JOB - Where a line holds the string "seaborn", return that line.

Code that draws figures

:::::

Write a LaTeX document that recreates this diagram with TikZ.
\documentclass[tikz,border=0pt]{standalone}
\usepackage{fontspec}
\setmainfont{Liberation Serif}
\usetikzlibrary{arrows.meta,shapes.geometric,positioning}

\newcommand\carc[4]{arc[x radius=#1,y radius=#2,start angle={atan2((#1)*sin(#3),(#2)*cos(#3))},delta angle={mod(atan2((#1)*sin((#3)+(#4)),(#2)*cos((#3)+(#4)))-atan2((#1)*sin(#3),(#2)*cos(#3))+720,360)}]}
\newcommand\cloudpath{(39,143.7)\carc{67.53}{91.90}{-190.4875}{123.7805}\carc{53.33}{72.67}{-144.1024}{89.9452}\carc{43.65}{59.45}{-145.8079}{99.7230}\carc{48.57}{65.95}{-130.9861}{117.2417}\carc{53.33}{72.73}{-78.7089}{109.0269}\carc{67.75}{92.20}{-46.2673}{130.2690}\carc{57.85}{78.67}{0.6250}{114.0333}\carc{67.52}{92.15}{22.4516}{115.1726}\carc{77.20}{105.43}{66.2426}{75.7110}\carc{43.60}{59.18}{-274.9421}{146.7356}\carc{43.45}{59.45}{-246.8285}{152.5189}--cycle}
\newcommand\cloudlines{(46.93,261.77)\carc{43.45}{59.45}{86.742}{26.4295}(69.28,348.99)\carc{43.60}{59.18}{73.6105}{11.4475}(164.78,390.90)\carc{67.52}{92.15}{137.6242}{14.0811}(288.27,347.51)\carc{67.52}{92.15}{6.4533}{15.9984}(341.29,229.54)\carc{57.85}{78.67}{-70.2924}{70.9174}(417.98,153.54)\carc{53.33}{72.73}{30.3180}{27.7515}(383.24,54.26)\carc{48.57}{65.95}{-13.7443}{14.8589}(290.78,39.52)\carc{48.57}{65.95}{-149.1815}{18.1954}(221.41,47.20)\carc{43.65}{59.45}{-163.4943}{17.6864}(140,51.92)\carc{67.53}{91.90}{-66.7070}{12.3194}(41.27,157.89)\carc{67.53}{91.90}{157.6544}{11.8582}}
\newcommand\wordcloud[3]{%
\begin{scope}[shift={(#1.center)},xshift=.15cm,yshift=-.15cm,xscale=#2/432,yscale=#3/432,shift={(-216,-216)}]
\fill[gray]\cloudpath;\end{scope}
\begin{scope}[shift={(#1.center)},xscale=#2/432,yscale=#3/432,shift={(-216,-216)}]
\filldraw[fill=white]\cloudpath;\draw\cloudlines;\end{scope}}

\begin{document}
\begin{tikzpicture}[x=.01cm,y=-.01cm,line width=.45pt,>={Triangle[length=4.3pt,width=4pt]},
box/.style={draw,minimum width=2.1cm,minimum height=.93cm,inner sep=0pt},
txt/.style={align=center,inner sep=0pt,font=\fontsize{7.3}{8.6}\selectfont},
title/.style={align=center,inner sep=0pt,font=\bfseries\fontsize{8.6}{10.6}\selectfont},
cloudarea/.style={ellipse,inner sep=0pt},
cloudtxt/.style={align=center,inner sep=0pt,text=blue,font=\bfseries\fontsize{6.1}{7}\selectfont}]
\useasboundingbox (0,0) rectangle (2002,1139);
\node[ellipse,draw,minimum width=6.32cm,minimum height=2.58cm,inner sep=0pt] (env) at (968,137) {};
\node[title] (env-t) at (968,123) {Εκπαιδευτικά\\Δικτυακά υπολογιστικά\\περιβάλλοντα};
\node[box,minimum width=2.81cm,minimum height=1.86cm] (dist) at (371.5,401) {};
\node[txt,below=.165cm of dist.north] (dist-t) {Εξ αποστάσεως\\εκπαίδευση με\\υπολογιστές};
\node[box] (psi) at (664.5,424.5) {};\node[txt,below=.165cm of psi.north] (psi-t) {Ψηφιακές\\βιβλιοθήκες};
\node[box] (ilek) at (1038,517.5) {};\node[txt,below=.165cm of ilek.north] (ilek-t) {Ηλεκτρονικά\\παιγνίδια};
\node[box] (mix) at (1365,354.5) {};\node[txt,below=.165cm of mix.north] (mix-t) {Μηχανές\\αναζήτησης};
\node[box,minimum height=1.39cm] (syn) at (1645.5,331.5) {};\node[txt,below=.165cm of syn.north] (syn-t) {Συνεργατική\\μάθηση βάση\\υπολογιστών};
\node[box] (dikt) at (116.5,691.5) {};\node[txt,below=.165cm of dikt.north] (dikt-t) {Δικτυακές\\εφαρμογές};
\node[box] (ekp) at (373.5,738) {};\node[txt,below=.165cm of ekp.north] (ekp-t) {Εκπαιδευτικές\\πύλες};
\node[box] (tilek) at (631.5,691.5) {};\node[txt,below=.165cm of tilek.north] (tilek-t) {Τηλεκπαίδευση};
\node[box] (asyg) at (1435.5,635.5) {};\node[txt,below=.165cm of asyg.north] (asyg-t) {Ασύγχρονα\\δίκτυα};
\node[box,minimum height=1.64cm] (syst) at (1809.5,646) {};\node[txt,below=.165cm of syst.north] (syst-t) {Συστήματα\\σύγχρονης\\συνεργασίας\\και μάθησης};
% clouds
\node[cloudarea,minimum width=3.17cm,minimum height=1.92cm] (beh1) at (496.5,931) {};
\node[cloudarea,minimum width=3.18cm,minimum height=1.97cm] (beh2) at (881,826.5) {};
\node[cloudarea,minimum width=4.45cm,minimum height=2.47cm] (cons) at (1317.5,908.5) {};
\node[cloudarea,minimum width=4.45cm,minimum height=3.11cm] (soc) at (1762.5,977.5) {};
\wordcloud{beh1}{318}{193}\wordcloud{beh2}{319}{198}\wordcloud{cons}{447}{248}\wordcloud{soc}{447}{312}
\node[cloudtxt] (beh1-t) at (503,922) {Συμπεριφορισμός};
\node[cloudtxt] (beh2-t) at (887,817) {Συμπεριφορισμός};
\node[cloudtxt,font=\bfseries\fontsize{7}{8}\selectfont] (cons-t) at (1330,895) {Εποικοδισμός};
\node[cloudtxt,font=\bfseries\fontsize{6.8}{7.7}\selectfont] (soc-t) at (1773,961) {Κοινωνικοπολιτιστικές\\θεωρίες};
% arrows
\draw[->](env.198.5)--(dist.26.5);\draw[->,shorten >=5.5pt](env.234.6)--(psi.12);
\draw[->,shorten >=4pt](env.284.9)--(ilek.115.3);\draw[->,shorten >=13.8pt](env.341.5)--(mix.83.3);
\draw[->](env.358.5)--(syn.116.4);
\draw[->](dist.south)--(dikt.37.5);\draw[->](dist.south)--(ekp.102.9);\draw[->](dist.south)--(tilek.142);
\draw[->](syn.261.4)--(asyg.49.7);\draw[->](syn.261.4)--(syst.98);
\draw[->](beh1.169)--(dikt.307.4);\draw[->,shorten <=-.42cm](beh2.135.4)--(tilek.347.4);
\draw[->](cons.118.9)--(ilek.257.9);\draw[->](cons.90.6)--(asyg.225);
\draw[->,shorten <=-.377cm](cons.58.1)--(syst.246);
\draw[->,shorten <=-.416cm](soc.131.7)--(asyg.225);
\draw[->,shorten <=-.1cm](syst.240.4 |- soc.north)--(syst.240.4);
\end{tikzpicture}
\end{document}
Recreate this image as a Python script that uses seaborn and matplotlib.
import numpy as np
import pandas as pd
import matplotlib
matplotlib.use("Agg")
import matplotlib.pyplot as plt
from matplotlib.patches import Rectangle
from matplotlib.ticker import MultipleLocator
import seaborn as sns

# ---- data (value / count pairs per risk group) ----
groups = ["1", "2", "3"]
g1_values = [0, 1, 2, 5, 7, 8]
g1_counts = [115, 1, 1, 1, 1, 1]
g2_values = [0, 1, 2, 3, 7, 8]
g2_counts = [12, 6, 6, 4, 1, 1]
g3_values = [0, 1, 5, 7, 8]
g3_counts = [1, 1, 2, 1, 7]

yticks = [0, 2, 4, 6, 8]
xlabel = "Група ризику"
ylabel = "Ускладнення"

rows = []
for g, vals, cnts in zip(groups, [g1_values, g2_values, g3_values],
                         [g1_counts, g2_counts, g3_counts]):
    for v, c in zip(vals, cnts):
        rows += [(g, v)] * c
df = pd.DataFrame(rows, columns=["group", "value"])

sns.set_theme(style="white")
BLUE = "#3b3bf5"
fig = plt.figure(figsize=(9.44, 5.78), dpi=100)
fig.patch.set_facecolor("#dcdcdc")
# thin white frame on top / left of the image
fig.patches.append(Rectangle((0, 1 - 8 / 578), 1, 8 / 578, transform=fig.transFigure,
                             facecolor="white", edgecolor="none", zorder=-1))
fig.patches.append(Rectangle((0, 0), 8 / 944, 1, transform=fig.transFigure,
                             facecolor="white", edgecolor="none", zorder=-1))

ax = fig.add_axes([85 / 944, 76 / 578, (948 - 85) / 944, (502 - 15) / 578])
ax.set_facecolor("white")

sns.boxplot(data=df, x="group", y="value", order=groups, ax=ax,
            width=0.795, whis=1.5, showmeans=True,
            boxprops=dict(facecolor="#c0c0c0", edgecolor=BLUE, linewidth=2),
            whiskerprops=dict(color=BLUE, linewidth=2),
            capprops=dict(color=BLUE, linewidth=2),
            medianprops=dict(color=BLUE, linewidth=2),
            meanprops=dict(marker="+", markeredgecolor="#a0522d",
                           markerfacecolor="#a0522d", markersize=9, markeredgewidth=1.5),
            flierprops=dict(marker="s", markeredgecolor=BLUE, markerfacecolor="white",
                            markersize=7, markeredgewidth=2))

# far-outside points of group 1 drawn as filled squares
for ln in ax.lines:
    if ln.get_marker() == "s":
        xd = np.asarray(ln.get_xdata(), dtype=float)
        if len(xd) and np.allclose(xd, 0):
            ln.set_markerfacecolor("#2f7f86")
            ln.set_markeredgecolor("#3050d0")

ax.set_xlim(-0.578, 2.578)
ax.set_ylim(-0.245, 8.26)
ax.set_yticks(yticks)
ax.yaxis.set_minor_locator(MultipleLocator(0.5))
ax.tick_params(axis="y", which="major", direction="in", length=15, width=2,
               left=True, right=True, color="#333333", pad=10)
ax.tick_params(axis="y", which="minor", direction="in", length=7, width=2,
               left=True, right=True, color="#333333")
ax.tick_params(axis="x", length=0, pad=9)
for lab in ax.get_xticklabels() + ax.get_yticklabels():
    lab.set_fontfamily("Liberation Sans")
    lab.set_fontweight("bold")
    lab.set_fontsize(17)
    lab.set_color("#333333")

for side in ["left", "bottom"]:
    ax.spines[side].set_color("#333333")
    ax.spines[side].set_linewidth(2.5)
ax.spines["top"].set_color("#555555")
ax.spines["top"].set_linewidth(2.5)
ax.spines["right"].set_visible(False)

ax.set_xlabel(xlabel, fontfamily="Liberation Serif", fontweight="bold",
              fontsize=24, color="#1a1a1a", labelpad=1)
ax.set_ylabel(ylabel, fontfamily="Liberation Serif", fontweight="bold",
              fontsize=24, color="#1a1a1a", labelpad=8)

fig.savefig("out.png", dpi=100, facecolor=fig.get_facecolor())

:::::

TASK RESPONSE -
Recreate this image as a Python script that uses seaborn and matplotlib.
import seaborn as sns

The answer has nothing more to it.